● **Aim**
State the number of lines that hold the string "seaborn", with nothing added.

● **Data block**

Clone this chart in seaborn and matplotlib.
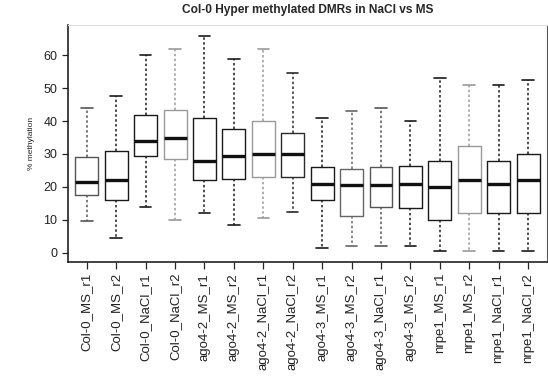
import matplotlib
matplotlib.use("Agg")
import matplotlib.pyplot as plt
import seaborn as sns
import pandas as pd

labels = ["Col-0_MS_r1", "Col-0_MS_r2", "Col-0_NaCl_r1", "Col-0_NaCl_r2",
          "ago4-2_MS_r1", "ago4-2_MS_r2", "ago4-2_NaCl_r1", "ago4-2_NaCl_r2",
          "ago4-3_MS_r1", "ago4-3_MS_r2", "ago4-3_NaCl_r1", "ago4-3_MS_r2",
          "nrpe1_MS_r1", "nrpe1_MS_r2", "nrpe1_NaCl_r1", "nrpe1_NaCl_r2"]
whisker_low = [9.5, 4.5, 14.0, 10.0, 12.0, 8.5, 10.5, 12.5, 1.5, 2.0, 2.0, 2.0, 0.5, 0.5, 0.5, 0.5]
q1 =          [17.5, 16.0, 29.5, 28.5, 22.0, 22.5, 23.0, 23.0, 16.0, 11.0, 14.0, 13.5, 10.0, 12.0, 12.0, 12.0]
median =      [21.5, 22.0, 34.0, 35.0, 28.0, 29.5, 30.0, 30.0, 21.0, 20.5, 20.5, 21.0, 20.0, 22.0, 21.0, 22.0]
q3 =          [29.0, 31.0, 42.0, 43.5, 41.0, 37.5, 40.0, 36.5, 26.0, 25.5, 26.0, 26.5, 28.0, 32.5, 28.0, 30.0]
whisker_high = [44.0, 47.5, 60.0, 62.0, 66.0, 59.0, 62.0, 54.5, 41.0, 43.0, 44.0, 40.0, 53.0, 51.0, 51.0, 52.5]
line_colors = ["#555555", "#1a1a1a", "#1a1a1a", "#9a9a9a", "#1a1a1a", "#1a1a1a", "#9a9a9a", "#2a2a2a",
               "#1a1a1a", "#666666", "#555555", "#1a1a1a", "#1a1a1a", "#9a9a9a", "#1a1a1a", "#1a1a1a"]

ids = [f"s{i:02d}" for i in range(len(labels))]
rows = []
for i, sid in enumerate(ids):
    for v in (whisker_low[i], q1[i], median[i], q3[i], whisker_high[i]):
        rows.append({"sample": sid, "value": v})
df = pd.DataFrame(rows)

sns.set_style("white")
plt.rcParams["font.family"] = ["Liberation Sans", "DejaVu Sans"]

fig = plt.figure(figsize=(5.48, 3.92), dpi=100)
ax = fig.add_axes([0.124, 0.332, 0.874, 0.604])

sns.boxplot(data=df, x="sample", y="value", hue="sample", order=ids, hue_order=ids,
            palette=dict(zip(ids, line_colors)), fill=False, whis=(0, 100),
            width=0.78, linewidth=1.0, legend=False, dodge=False, ax=ax,
            whiskerprops=dict(linestyle=(0, (1.6, 1.6)), linewidth=1.1),
            medianprops=dict(color="#111111", linewidth=2.4),
            capprops=dict(linewidth=1.2))

ax.set_xlim(-0.64, 15.64)
ax.set_ylim(-2.8, 69.2)
ax.set_yticks([0, 10, 20, 30, 40, 50, 60])
ax.set_xticks(range(len(labels)))
ax.set_xticklabels(labels, rotation=90, fontsize=9.5, color="#222222")
ax.tick_params(axis="y", labelsize=9, length=4, width=0.9, colors="#222222", direction="out", left=True)
ax.tick_params(axis="x", length=5, width=0.9, direction="out", bottom=True, pad=3)
ax.set_xlabel("")
ax.set_ylabel("% methylation", fontsize=6, color="#222222", labelpad=6)
ax.set_title("Col-0 Hyper methylated DMRs in NaCl vs MS", fontsize=8.6, fontweight="bold", pad=9)

for side in ["left", "bottom"]:
    ax.spines[side].set_color("#222222")
    ax.spines[side].set_linewidth(1.2)
ax.spines["right"].set_color("#555555")
ax.spines["top"].set_color("#dddddd")

fig.savefig("out.png", dpi=100)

● **The output**
2